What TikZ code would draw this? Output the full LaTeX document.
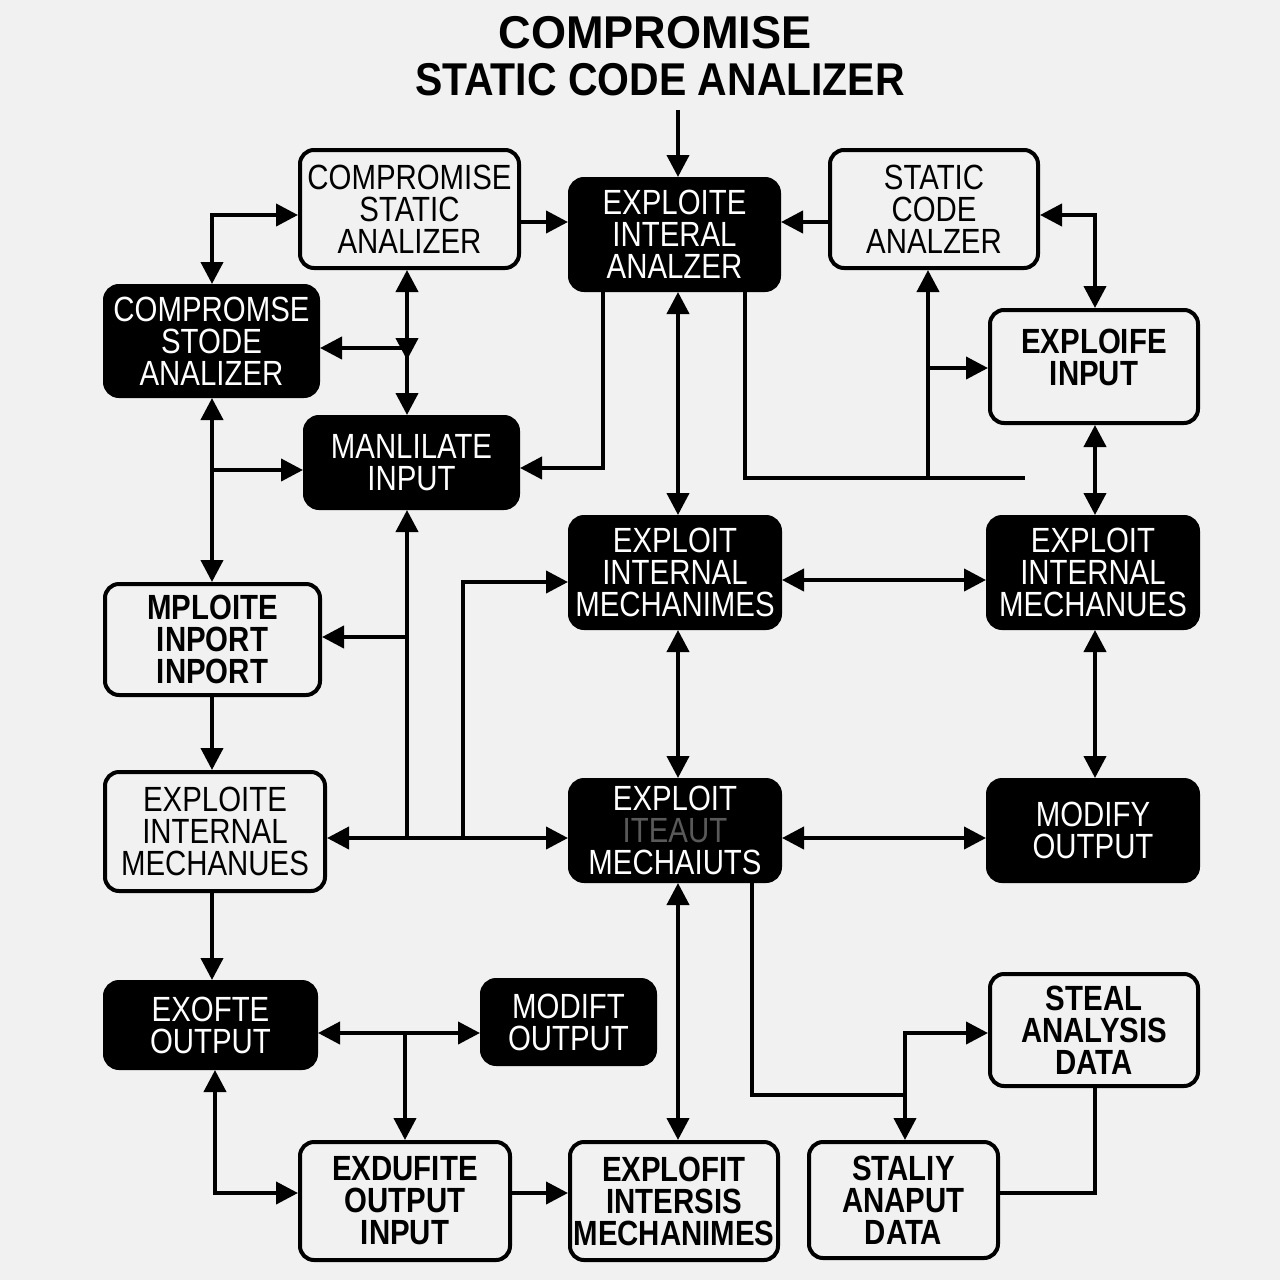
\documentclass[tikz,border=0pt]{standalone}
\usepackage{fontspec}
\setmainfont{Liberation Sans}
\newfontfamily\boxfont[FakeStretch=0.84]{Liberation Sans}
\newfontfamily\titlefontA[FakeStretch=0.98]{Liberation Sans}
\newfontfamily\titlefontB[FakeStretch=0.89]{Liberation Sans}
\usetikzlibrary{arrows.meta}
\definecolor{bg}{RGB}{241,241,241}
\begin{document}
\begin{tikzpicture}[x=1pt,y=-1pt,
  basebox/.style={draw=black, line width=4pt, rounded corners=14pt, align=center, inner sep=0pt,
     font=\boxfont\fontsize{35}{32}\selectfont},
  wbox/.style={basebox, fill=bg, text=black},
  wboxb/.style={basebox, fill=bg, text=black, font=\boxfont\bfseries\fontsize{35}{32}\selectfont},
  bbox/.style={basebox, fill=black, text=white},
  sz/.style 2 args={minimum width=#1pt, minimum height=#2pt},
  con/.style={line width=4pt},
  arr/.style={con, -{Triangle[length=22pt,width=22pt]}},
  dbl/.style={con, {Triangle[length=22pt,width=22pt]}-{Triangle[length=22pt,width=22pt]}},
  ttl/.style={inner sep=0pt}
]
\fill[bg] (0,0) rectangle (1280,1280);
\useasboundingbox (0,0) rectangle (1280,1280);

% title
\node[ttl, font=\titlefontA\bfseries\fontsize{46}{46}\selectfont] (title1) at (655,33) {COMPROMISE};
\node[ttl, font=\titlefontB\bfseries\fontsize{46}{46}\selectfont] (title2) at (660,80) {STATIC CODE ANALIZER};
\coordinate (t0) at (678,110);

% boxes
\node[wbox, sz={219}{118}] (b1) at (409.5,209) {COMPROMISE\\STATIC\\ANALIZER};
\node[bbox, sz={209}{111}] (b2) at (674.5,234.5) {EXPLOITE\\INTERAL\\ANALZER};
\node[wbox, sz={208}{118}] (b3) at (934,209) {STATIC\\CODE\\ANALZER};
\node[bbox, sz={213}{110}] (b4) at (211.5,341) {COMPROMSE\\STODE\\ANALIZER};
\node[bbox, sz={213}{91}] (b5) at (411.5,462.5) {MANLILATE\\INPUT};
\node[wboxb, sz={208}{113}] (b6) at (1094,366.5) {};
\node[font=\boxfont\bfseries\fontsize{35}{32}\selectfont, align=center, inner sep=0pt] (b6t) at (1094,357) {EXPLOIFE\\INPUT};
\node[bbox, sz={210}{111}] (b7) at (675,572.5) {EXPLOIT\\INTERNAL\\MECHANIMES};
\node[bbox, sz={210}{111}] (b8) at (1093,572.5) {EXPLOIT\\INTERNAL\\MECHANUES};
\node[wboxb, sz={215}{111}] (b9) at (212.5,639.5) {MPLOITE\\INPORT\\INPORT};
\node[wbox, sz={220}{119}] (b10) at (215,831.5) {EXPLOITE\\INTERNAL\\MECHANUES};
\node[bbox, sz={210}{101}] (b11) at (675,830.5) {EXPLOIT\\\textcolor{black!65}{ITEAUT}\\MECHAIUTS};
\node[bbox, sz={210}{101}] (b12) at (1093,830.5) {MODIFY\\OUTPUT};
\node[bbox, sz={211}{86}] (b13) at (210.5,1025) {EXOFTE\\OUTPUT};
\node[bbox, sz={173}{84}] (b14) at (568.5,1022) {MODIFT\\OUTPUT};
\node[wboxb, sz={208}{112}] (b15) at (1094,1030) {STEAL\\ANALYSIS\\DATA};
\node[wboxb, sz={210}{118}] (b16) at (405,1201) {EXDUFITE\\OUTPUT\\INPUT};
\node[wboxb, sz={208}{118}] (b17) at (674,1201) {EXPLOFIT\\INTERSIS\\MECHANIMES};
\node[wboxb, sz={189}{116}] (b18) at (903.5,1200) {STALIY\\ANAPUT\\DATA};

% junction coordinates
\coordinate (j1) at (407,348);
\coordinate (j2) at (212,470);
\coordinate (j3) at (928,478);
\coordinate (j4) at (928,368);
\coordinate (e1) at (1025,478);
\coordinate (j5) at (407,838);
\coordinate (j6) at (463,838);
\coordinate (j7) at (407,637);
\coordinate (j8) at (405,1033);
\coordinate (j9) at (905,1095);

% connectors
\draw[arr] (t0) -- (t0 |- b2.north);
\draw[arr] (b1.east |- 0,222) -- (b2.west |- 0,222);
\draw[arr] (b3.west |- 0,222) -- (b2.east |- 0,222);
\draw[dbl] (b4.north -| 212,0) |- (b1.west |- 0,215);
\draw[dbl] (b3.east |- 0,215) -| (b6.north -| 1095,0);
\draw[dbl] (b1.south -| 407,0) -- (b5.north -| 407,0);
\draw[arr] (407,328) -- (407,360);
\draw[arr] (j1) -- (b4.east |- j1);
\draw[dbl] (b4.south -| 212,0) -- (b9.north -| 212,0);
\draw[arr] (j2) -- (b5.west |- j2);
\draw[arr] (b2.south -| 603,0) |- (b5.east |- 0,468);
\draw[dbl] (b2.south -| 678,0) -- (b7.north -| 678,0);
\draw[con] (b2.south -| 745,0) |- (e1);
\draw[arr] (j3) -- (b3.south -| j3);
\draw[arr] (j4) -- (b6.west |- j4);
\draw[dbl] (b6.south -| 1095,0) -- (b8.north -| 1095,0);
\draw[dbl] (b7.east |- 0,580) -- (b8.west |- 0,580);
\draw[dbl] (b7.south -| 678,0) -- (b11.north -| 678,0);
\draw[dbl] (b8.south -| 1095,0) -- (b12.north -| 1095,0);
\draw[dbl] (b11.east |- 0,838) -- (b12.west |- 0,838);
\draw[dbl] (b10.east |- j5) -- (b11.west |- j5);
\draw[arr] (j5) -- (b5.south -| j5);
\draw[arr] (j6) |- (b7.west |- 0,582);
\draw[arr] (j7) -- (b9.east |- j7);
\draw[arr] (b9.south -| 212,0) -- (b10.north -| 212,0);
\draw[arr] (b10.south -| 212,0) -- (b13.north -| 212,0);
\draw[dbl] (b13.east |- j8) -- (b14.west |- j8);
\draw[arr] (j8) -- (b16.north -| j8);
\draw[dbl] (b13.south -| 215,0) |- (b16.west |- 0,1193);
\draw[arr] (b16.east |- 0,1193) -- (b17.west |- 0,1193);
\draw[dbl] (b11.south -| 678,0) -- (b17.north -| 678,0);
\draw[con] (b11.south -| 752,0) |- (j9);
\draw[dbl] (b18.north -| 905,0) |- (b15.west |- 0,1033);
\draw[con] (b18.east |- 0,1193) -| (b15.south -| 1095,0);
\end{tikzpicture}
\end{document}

### Written instruction:
Omit each picture, then return all of the listing exactly as it stands.

### Answer to the task:
What TikZ code would draw this? Output the full LaTeX document.
\documentclass[tikz,border=0pt]{standalone}
\usepackage{fontspec}
\setmainfont{Liberation Sans}
\newfontfamily\boxfont[FakeStretch=0.84]{Liberation Sans}
\newfontfamily\titlefontA[FakeStretch=0.98]{Liberation Sans}
\newfontfamily\titlefontB[FakeStretch=0.89]{Liberation Sans}
\usetikzlibrary{arrows.meta}
\definecolor{bg}{RGB}{241,241,241}
\begin{document}
\begin{tikzpicture}[x=1pt,y=-1pt,
  basebox/.style={draw=black, line width=4pt, rounded corners=14pt, align=center, inner sep=0pt,
     font=\boxfont\fontsize{35}{32}\selectfont},
  wbox/.style={basebox, fill=bg, text=black},
  wboxb/.style={basebox, fill=bg, text=black, font=\boxfont\bfseries\fontsize{35}{32}\selectfont},
  bbox/.style={basebox, fill=black, text=white},
  sz/.style 2 args={minimum width=#1pt, minimum height=#2pt},
  con/.style={line width=4pt},
  arr/.style={con, -{Triangle[length=22pt,width=22pt]}},
  dbl/.style={con, {Triangle[length=22pt,width=22pt]}-{Triangle[length=22pt,width=22pt]}},
  ttl/.style={inner sep=0pt}
]
\fill[bg] (0,0) rectangle (1280,1280);
\useasboundingbox (0,0) rectangle (1280,1280);

% title
\node[ttl, font=\titlefontA\bfseries\fontsize{46}{46}\selectfont] (title1) at (655,33) {COMPROMISE};
\node[ttl, font=\titlefontB\bfseries\fontsize{46}{46}\selectfont] (title2) at (660,80) {STATIC CODE ANALIZER};
\coordinate (t0) at (678,110);

% boxes
\node[wbox, sz={219}{118}] (b1) at (409.5,209) {COMPROMISE\\STATIC\\ANALIZER};
\node[bbox, sz={209}{111}] (b2) at (674.5,234.5) {EXPLOITE\\INTERAL\\ANALZER};
\node[wbox, sz={208}{118}] (b3) at (934,209) {STATIC\\CODE\\ANALZER};
\node[bbox, sz={213}{110}] (b4) at (211.5,341) {COMPROMSE\\STODE\\ANALIZER};
\node[bbox, sz={213}{91}] (b5) at (411.5,462.5) {MANLILATE\\INPUT};
\node[wboxb, sz={208}{113}] (b6) at (1094,366.5) {};
\node[font=\boxfont\bfseries\fontsize{35}{32}\selectfont, align=center, inner sep=0pt] (b6t) at (1094,357) {EXPLOIFE\\INPUT};
\node[bbox, sz={210}{111}] (b7) at (675,572.5) {EXPLOIT\\INTERNAL\\MECHANIMES};
\node[bbox, sz={210}{111}] (b8) at (1093,572.5) {EXPLOIT\\INTERNAL\\MECHANUES};
\node[wboxb, sz={215}{111}] (b9) at (212.5,639.5) {MPLOITE\\INPORT\\INPORT};
\node[wbox, sz={220}{119}] (b10) at (215,831.5) {EXPLOITE\\INTERNAL\\MECHANUES};
\node[bbox, sz={210}{101}] (b11) at (675,830.5) {EXPLOIT\\\textcolor{black!65}{ITEAUT}\\MECHAIUTS};
\node[bbox, sz={210}{101}] (b12) at (1093,830.5) {MODIFY\\OUTPUT};
\node[bbox, sz={211}{86}] (b13) at (210.5,1025) {EXOFTE\\OUTPUT};
\node[bbox, sz={173}{84}] (b14) at (568.5,1022) {MODIFT\\OUTPUT};
\node[wboxb, sz={208}{112}] (b15) at (1094,1030) {STEAL\\ANALYSIS\\DATA};
\node[wboxb, sz={210}{118}] (b16) at (405,1201) {EXDUFITE\\OUTPUT\\INPUT};
\node[wboxb, sz={208}{118}] (b17) at (674,1201) {EXPLOFIT\\INTERSIS\\MECHANIMES};
\node[wboxb, sz={189}{116}] (b18) at (903.5,1200) {STALIY\\ANAPUT\\DATA};

% junction coordinates
\coordinate (j1) at (407,348);
\coordinate (j2) at (212,470);
\coordinate (j3) at (928,478);
\coordinate (j4) at (928,368);
\coordinate (e1) at (1025,478);
\coordinate (j5) at (407,838);
\coordinate (j6) at (463,838);
\coordinate (j7) at (407,637);
\coordinate (j8) at (405,1033);
\coordinate (j9) at (905,1095);

% connectors
\draw[arr] (t0) -- (t0 |- b2.north);
\draw[arr] (b1.east |- 0,222) -- (b2.west |- 0,222);
\draw[arr] (b3.west |- 0,222) -- (b2.east |- 0,222);
\draw[dbl] (b4.north -| 212,0) |- (b1.west |- 0,215);
\draw[dbl] (b3.east |- 0,215) -| (b6.north -| 1095,0);
\draw[dbl] (b1.south -| 407,0) -- (b5.north -| 407,0);
\draw[arr] (407,328) -- (407,360);
\draw[arr] (j1) -- (b4.east |- j1);
\draw[dbl] (b4.south -| 212,0) -- (b9.north -| 212,0);
\draw[arr] (j2) -- (b5.west |- j2);
\draw[arr] (b2.south -| 603,0) |- (b5.east |- 0,468);
\draw[dbl] (b2.south -| 678,0) -- (b7.north -| 678,0);
\draw[con] (b2.south -| 745,0) |- (e1);
\draw[arr] (j3) -- (b3.south -| j3);
\draw[arr] (j4) -- (b6.west |- j4);
\draw[dbl] (b6.south -| 1095,0) -- (b8.north -| 1095,0);
\draw[dbl] (b7.east |- 0,580) -- (b8.west |- 0,580);
\draw[dbl] (b7.south -| 678,0) -- (b11.north -| 678,0);
\draw[dbl] (b8.south -| 1095,0) -- (b12.north -| 1095,0);
\draw[dbl] (b11.east |- 0,838) -- (b12.west |- 0,838);
\draw[dbl] (b10.east |- j5) -- (b11.west |- j5);
\draw[arr] (j5) -- (b5.south -| j5);
\draw[arr] (j6) |- (b7.west |- 0,582);
\draw[arr] (j7) -- (b9.east |- j7);
\draw[arr] (b9.south -| 212,0) -- (b10.north -| 212,0);
\draw[arr] (b10.south -| 212,0) -- (b13.north -| 212,0);
\draw[dbl] (b13.east |- j8) -- (b14.west |- j8);
\draw[arr] (j8) -- (b16.north -| j8);
\draw[dbl] (b13.south -| 215,0) |- (b16.west |- 0,1193);
\draw[arr] (b16.east |- 0,1193) -- (b17.west |- 0,1193);
\draw[dbl] (b11.south -| 678,0) -- (b17.north -| 678,0);
\draw[con] (b11.south -| 752,0) |- (j9);
\draw[dbl] (b18.north -| 905,0) |- (b15.west |- 0,1033);
\draw[con] (b18.east |- 0,1193) -| (b15.south -| 1095,0);
\end{tikzpicture}
\end{document}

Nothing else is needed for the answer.